The demonstration was arranged by a firm of automobile dealers, and on its success was supposed to depend whether or not the firm would put the invention on the market. The invention is owned by Jules Reveillier, a French automobile enthusiast, who recently brought the boat across the Atlantic to show Americans its possibilities.

The contrivance is unusual enough in appearance to arouse interest anywhere. Its body is shaped exactly like the ordinary motorboat, except that it is a little broad of bean for high speed. It has the regulation straight prow, sharp nosed and broadening quickly to its greatest beam. The engine is set well forward in the usual covered compartment, and a cockpit, equipped with typical automobile steering wheel, is directly amidships. A seat wide enough to comfortably accommodate two persons is set behind the wheel, and is supposed to be occupied by the steersman and the engineer. Behind this seat, and almost flush with the deck, is another, wide enough for two men. The body is rounded off abruptly at the stern.

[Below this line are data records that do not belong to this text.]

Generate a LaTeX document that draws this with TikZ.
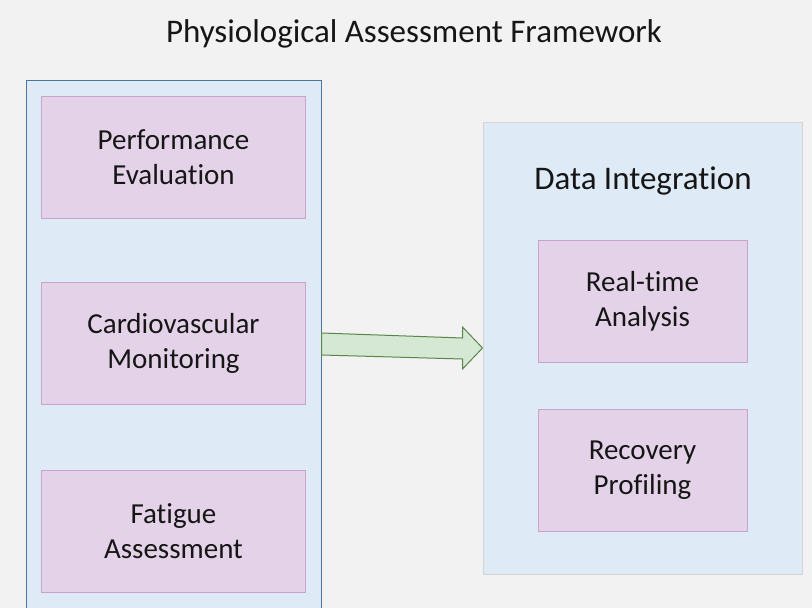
\documentclass[tikz,border=0pt]{standalone}
\usepackage{fontspec}
\setmainfont{Carlito}[RawFeature={-liga;-clig;-calt;-dlig}]
\usetikzlibrary{calc}
\definecolor{pagebg}{HTML}{F2F2F2}
\definecolor{groupfill}{HTML}{DEEAF6}
\definecolor{groupline}{HTML}{4C74A0}
\definecolor{grayline}{HTML}{D3D3D3}
\definecolor{itemfill}{HTML}{E4D3E8}
\definecolor{itemline}{HTML}{C9A3CB}
\definecolor{arrowfill}{HTML}{D5E8D4}
\definecolor{arrowline}{HTML}{5A8649}
\definecolor{inktext}{HTML}{161616}
\begin{document}
\begin{tikzpicture}[x=1pt,y=-1pt,
  group/.style={fill=groupfill, line width=1pt, inner sep=0pt},
  item/.style={draw=itemline, fill=itemfill, line width=1pt, align=center,
    inner sep=0pt, text=inktext, font=\fontsize{29}{35}\selectfont},
  leftitem/.style={item, minimum width=264pt, minimum height=122pt},
  rightitem/.style={item, minimum width=209pt, minimum height=122pt},
  heading/.style={text=inktext, font=\fontsize{33}{40}\selectfont, inner sep=0pt},
  blockarrow/.style={draw=arrowline, fill=arrowfill, line width=1pt, line join=miter}]
\clip (0,0) rectangle (812,608);
\fill[pagebg] (0,0) rectangle (812,608);

% title
\node[heading] (title) at (414,33.5) {Physiological Assessment Framework};

% left group (runs off the bottom edge)
\node[group, draw=groupline, minimum width=295pt, minimum height=550pt] (left) at (173.5,355) {};
\node[leftitem] (perf) at (173.5,157) {Performance\\Evaluation};
\node[leftitem] (cardio) at (173.5,343.5) {Cardiovascular\\Monitoring};
\node[leftitem] (fatigue) at (173.5,531.5) {Fatigue\\Assessment};

% right group
\node[group, draw=grayline, minimum width=319pt, minimum height=452pt] (right) at (642.5,348) {};
\node[heading] (dataint) at (643,181) {Data Integration};
\node[rightitem] (realtime) at (642.5,301.5) {Real-time\\Analysis};
\node[rightitem] (recovery) at (642.5,470) {Recovery\\Profiling};

% block arrow between the groups
\coordinate (tail) at (left.east |- 0,344);
\coordinate (tip) at (right.west |- 0,348);
\draw[blockarrow] ($(tail)+(0,-11)$) -- ($(tip)+(-20,-10)$) -- ($(tip)+(-20,-21)$)
  -- (tip) -- ($(tip)+(-20,21)$) -- ($(tip)+(-20,11)$) -- ($(tail)+(0,11)$) -- cycle;
\end{tikzpicture}
\end{document}
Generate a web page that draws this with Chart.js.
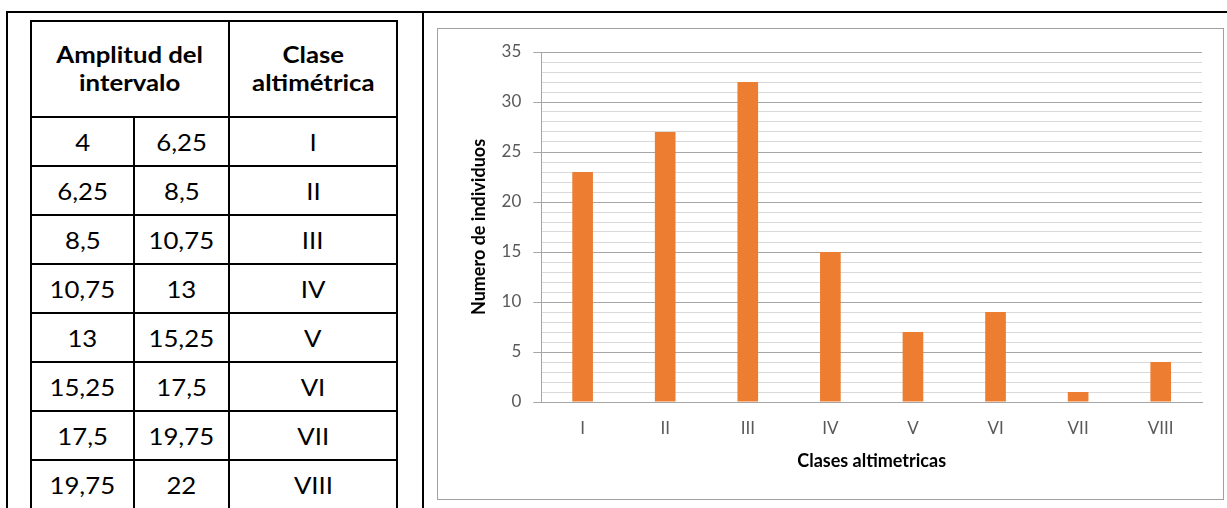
<!DOCTYPE html>
<html>
<head>
<meta charset="utf-8">
<script src="https://cdn.jsdelivr.net/npm/chart.js@4"></script>
<style>
  body { margin: 0; background: #fff; font-family: Lato, "Open Sans", sans-serif; }
  #frame { position: absolute; left: 6px; top: 11px; width: 1240px; height: 520px;
           border-left: 2px solid #000; border-top: 2px solid #000; }
  #divider { position: absolute; left: 422px; top: 11px; width: 2px; height: 500px; background: #000; }
  table { position: absolute; left: 30px; top: 20px; border-collapse: collapse; }
  td, th { border: 2px solid #000; text-align: center; padding: 0; color: #000; }
  th { font-weight: bold; font-size: 22px; line-height: 28px; height: 94px; }
  td { height: 47px; font-size: 23px; }
  th span { display: inline-block; transform: scaleX(1.17); }
  td span { display: inline-block; transform: scaleX(1.12); }
  #box { position: absolute; left: 437px; top: 28px; width: 785px; height: 470px; border: 1px solid #a0a0a0; }
</style>
</head>
<body>
<div id="frame"></div>
<div id="divider"></div>
<table id="tbl"></table>
<div id="box"><canvas id="myChart" width="785" height="470"></canvas></div>
<script>
// table values
const desde = ['4', '6,25', '8,5', '10,75', '13', '15,25', '17,5', '19,75'];
const hasta = ['6,25', '8,5', '10,75', '13', '15,25', '17,5', '19,75', '22'];
const clases = ['I', 'II', 'III', 'IV', 'V', 'VI', 'VII', 'VIII'];
// chart values
const individuos = [23, 27, 32, 15, 7, 9, 1, 4];

const tbl = document.getElementById('tbl');
let html = '<tr><th colspan="2" style="width:97px"><span>Amplitud del<br>intervalo</span></th>' +
           '<th style="width:166px"><span>Clase<br>altimétrica</span></th></tr>';
for (let i = 0; i < clases.length; i++) {
  html += '<tr><td style="width:101px"><span>' + desde[i] + '</span></td><td style="width:93px"><span>' +
          hasta[i] + '</span></td><td><span>' + clases[i] + '</span></td></tr>';
}
tbl.innerHTML = html;

const isMajor = v => v % 5 === 0;

Chart.defaults.font.family = 'Lato, "Open Sans", sans-serif';

const ctx = document.getElementById('myChart').getContext('2d');
const myChart = new Chart(ctx, {
  type: 'bar',
  data: {
    labels: clases,
    datasets: [{
      data: individuos,
      backgroundColor: '#ED7D31',
      borderWidth: 0,
      barPercentage: 0.25,
      categoryPercentage: 1
    }]
  },
  options: {
    responsive: false,
    animation: false,
    layout: { padding: { top: 23, left: 26, right: 21, bottom: 23 } },
    plugins: { legend: { display: false }, tooltip: { enabled: false } },
    scales: {
      x: {
        grid: { display: false, drawTicks: true, tickLength: 10 },
        border: { display: true, color: '#a6a6a6' },
        ticks: { color: '#595959', font: { size: 17 }, padding: 6 },
        title: {
          display: true, text: 'Clases altimetricas', color: '#000',
          font: { size: 18, weight: 'bold' }, padding: { top: 6, bottom: 4 }
        }
      },
      y: {
        min: 0, max: 35,
        grid: {
          color: c => isMajor(c.tick.value) ? '#a6a6a6' : '#d9d9d9',
          tickColor: c => isMajor(c.tick.value) ? '#a6a6a6' : 'rgba(0,0,0,0)',
          tickLength: 8
        },
        border: { display: true, color: '#a6a6a6' },
        ticks: {
          stepSize: 1, autoSkip: false, color: '#595959', font: { size: 17 }, padding: 12,
          callback: v => isMajor(v) ? v : ''
        },
        title: {
          display: true, text: 'Numero de individuos', color: '#000',
          font: { size: 18, weight: 'bold' }, padding: { top: 4, bottom: 0 }
        }
      }
    }
  }
});
</script>
</body>
</html>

The front wheels, which respond to the steering wheel, are set forward of the engine two or three feet. The wheels are directed by a steering gear like that attached to the rudder of an ordinary boat operated by chains running from the bow, while the rear wheels are turned by chain gear.

The wheels are made of hollow steel plates and have ordinary automobile tires. They are thus available for road service, and act as air chambers to help keep the machine afloat when in the water and as a keel to prevent it from turning over. A simple mechanical contrivance shifts the power from the driving wheels to the propeller as the boat enters the water, and shifts it back again when it reaches land.

The present boat is built entirely of steel. It is equipped with a low power automobile engine. On land the engine is capable of driving the car twenty miles an hour, while in the water it attains a speed of about nine knots under ordinary conditions.

The machine is 8 or 9 feet long, with a wheel base of 54 inches.

The possibility of navigating on land was acknowledged by the party that went up the Hudson to see to see the boat tried, and it was taken at once to the waterfront yesterday. It traveled over the rough ground on the bank of the river without difficulty, and entered the water easily. As the forward wheels entered the water they floated the prow, when the hub was submerged, and the rear wheels drove the boat on while they were on land.

The driver who handled the car transferred the power to the propeller skillfully, and the momentum acquired in leaving the bank carried the contrivance well out into the stream. It answered perfectly to the rudder.

Returning, the machine mounted the bank easily. Several time these dives were repeated, and the boat each time entered and left the water successfully.”